Will it cost some taxpayer money? Undoubtedly. Everything does. It is just a matter of deciding whether we want to do this as a public priority. Security and comfort for the oldest and frailest among us is a goal of any civilized society. Using social resources to meet that goal seems a good thing to do.
The Palermos, a wonderfully loving couple, should never have had to face this. But, as the nursing home attorney said, love is irrelevant. For the nursing home, its the money.
Oh last thing.
Dear Sister Sean William (the Carmelite nun who runs the nursing home):
You might do well to read, remember, and make a greater effort to live by what the Carmelite Sisters of LA say about your calling.

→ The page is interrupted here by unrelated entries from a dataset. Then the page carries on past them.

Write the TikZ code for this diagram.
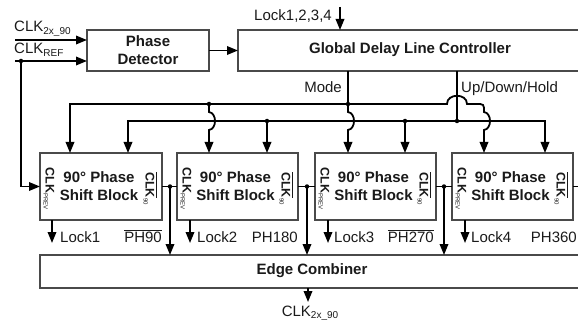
\documentclass[tikz,border=0pt]{standalone}
\usepackage{fontspec}
\setmainfont{Liberation Sans}
\usetikzlibrary{arrows.meta}
\definecolor{txt}{HTML}{1A1A1A}
\definecolor{boxgray}{HTML}{4A4A4A}
\newcommand{\lsub}[1]{\raisebox{-0.35ex}{\fontsize{10}{10}\selectfont #1}}
\newcommand{\tsub}[1]{\raisebox{-0.3ex}{\fontsize{6}{6}\selectfont\mdseries #1}}
\begin{document}
\begin{tikzpicture}[x=1pt,y=-1pt,
  box/.style={draw=boxgray, line width=1.4pt, fill=white, inner sep=0pt, outer sep=0pt, anchor=north west},
  wire/.style={line width=1.8pt, draw=black},
  arr/.style={wire, -{Triangle[length=11pt,width=8.5pt]}},
  biarr/.style={wire, {Triangle[length=11pt,width=8.5pt]}-{Triangle[length=11pt,width=8.5pt]}},
  dot/.style={circle, fill=black, inner sep=0pt, minimum size=4.5pt},
  lbl/.style={font=\fontsize{15}{17}\selectfont, text=txt, inner sep=0pt},
  blk/.style={font=\fontsize{15}{18}\selectfont\bfseries, text=txt, align=center, inner sep=0pt},
  vlbl/.style={font=\fontsize{12.5}{12.5}\selectfont\bfseries, text=txt, inner sep=0pt, rotate=-90}
]
\useasboundingbox (0,0) rectangle (578,334);
\clip (0,0) rectangle (578,334);

% ---------- boxes ----------
\node[box, minimum width=122pt, minimum height=41pt] (pd) at (87,30) {};
\node[blk] (pdt) at (pd.center) {Phase\\Detector};
\node[box, minimum width=360pt, minimum height=41pt] (gdlc) at (238,30) {};
\node[blk] (gdlct) at (410,50) {Global Delay Line Controller};

\node[box, minimum width=122pt, minimum height=67pt] (b1) at (40,153) {};
\node[box, minimum width=121pt, minimum height=67pt] (b2) at (177,153) {};
\node[box, minimum width=121pt, minimum height=67pt] (b3) at (315,153) {};
\node[box, minimum width=121pt, minimum height=67pt] (b4) at (452,153) {};
\foreach \b in {b1,b2,b3,b4}{
  \node[blk] at ([xshift=-2pt]\b.center) {90° Phase\\Shift Block};
  \node[vlbl] at ([xshift=9pt,yshift=-2pt]\b.west) {CLK\tsub{PREV}};
  \node[vlbl] at ([xshift=-12pt,yshift=-2pt]\b.east) {$\overline{\mbox{CLK}}$\tsub{90}};
}

\node[box, minimum width=560pt, minimum height=33pt] (ec) at (40,255) {};
\node[blk] (ect) at (312,271) {Edge Combiner};

% ---------- clock inputs ----------
\coordinate (inA) at (15,40);
\coordinate (inB) at (15,61);
\draw[arr] (inA) -- (inA -| pd.west);
\draw[arr] (inB) -- (inB -| pd.west);
\node[dot] (jref) at (21,61) {};
\draw[arr] (jref.center) |- (b1.west);
\node[lbl, anchor=base west] at (14,32) {CLK\lsub{2x\_90}};
\node[lbl, anchor=base west] at (14,54) {CLK\lsub{REF}};

% ---------- detector to controller ----------
\draw[arr] (pd.east) -- (pd.east -| gdlc.west);
\coordinate (lk) at (340,7);
\draw[arr] (lk) -- (lk |- gdlc.north);
\node[lbl, anchor=base east] at (332,21) {Lock1,2,3,4};

% ---------- Mode bus ----------
\node[dot] (jm3) at (348,104) {};
\node[dot] (jm2) at (209,104) {};
\draw[wire] (gdlc.south -| jm3) -- (jm3.center);
\node[lbl, anchor=base east] at (342,93) {Mode};
\draw[biarr] (b1.north -| 70,0) -- (70,104) -- (447,104)
  .. controls (447,93) and (467,93) .. (467,104) -- (476,104)
  .. controls (484,104) .. (484,112)
  .. controls (492,113) and (492,129) .. (484,130) -- (b4.north -| 484,0);
\draw[arr] (jm2.center) -- (209,112) .. controls (217,113) and (217,129) .. (209,130) -- (b2.north -| jm2);
\draw[arr] (jm3.center) -- (348,112) .. controls (356,113) and (356,129) .. (348,130) -- (b3.north -| jm3);

% ---------- Up/Down/Hold bus ----------
\node[dot] (ju) at (457,121) {};
\node[dot] (ju2) at (267,121) {};
\node[dot] (ju3) at (405,121) {};
\draw[wire] (gdlc.south -| ju) -- (ju.center);
\node[lbl, anchor=base west] at (461,93) {Up/Down/Hold};
\draw[biarr] (b1.north -| 128,0) -- (128,121) -- (545,121) -- (b4.north -| 545,0);
\draw[arr] (ju2.center) -- (b2.north -| ju2);
\draw[arr] (ju3.center) -- (b3.north -| ju3);

% ---------- phase outputs ----------
\draw[wire] (b1.east) -- (b2.west);
\draw[wire] (b2.east) -- (b3.west);
\draw[wire] (b3.east) -- (b4.west);
\draw[wire] (b4.east) -- ++(10,0);
\node[dot] (jo1) at (170,186.5) {};
\node[dot] (jo2) at (307,186.5) {};
\node[dot] (jo3) at (444,186.5) {};
\foreach \j in {jo1,jo2,jo3}{
  \draw[arr] (\j.center) -- (\j |- ec.north);
}
\node[lbl, anchor=base east] at (162,242) {$\overline{\mbox{PH90}}$};
\node[lbl, anchor=base east] at (298,242) {PH180};
\node[lbl, anchor=base east] at (434,242) {$\overline{\mbox{PH270}}$};
\node[lbl, anchor=base east] at (577,242) {PH360};

% ---------- lock outputs ----------
\draw[arr] (b1.south -| 52,0) -- (52,243);
\draw[arr] (b2.south -| 190,0) -- (190,243);
\draw[arr] (b3.south -| 328,0) -- (328,243);
\draw[arr] (b4.south -| 465,0) -- (465,243);
\node[lbl, anchor=base west] at (60,242) {Lock1};
\node[lbl, anchor=base west] at (197,242) {Lock2};
\node[lbl, anchor=base west] at (334,242) {Lock3};
\node[lbl, anchor=base west] at (471,242) {Lock4};

% ---------- combiner output ----------
\coordinate (out) at (308,302);
\draw[arr] (ec.south -| out) -- (out);
\node[lbl, anchor=base] at (310,316) {CLK\lsub{2x\_90}};
\end{tikzpicture}
\end{document}
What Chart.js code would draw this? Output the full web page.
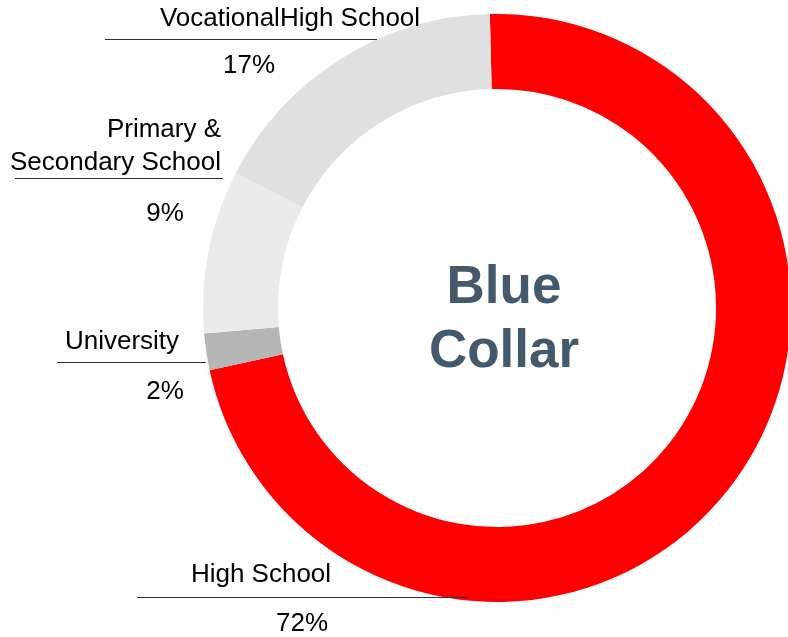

"We are called by God to be a presence inflamed within our world, witnessing to God’s love through prayer, joyful witness and loving service. Our mission is a God-given mission which overflows from each sister’s profound life of prayer. It is a mission of the heart, a mission of loving service in the fields of healthcare, education and spiritual retreats. Mother Luisita, our foundress, used this analogy to describe our mission, “the soul of each Carmelite raises herself to Christ, Who is her heaven, while her shadow falls in charity upon earth doing good to all people.”
http://www.carmelitesistersocd.com/...
Yeah, I know. "Without money, there is no mission!" [not-for-profit rationale for acting like a for-profit entity]. That is true, but it is trivial. Getting the money for your mission does not require that you do what you are doing to the Palermos--no way, no how.